I just feel that the material world is never satisfying. I always want more and no matter how much I have, it's not enough. There's always one more thing. And when I get it, it feels empty and I have to look for something else. It's been ages since I've felt truly joyful and peaceful, maybe the last time I felt that way was when I spent time at a refugee camp with refugee children.
I know I'm rambling a bit, but it's been nagging at me for a long time now. Life is just like that. Some days you're on top of the world, some days you're rock bottom. Some days you're healthy and you're surrounded with people, some days you're ill and you're all alone. As long as you're attached to these conditions, you'll never be happy, because by nature these things pass. Like the mystics say, it's all illusion.

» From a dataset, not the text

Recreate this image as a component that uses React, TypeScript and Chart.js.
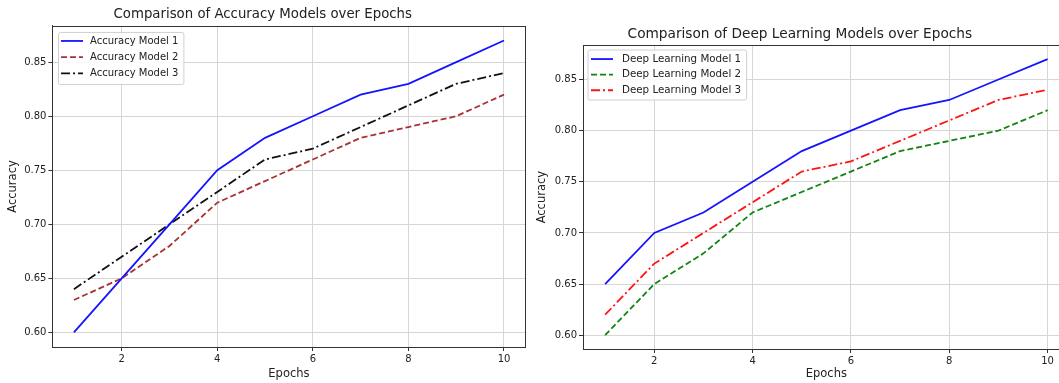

None of this is real, because the only reality we're all sure of is that we'll die, and even that is illusory and incomprehensible.
I feel better these days when I spend time with the my new friend, the lady who lost so much, than I do when I go to places where there are people all dressed up in fancy clothes and gossiping. I feel empty and unhappy at work when I have to think of making money and doing good business, than I felt when I spent time with street children. And even these things are illusion, as long as we get attached to them and our egos get involved.
Oh, well. I guess I'm having a spiritual crisis these days. It's been developing over the past few months, but these days I feel it almost all the time.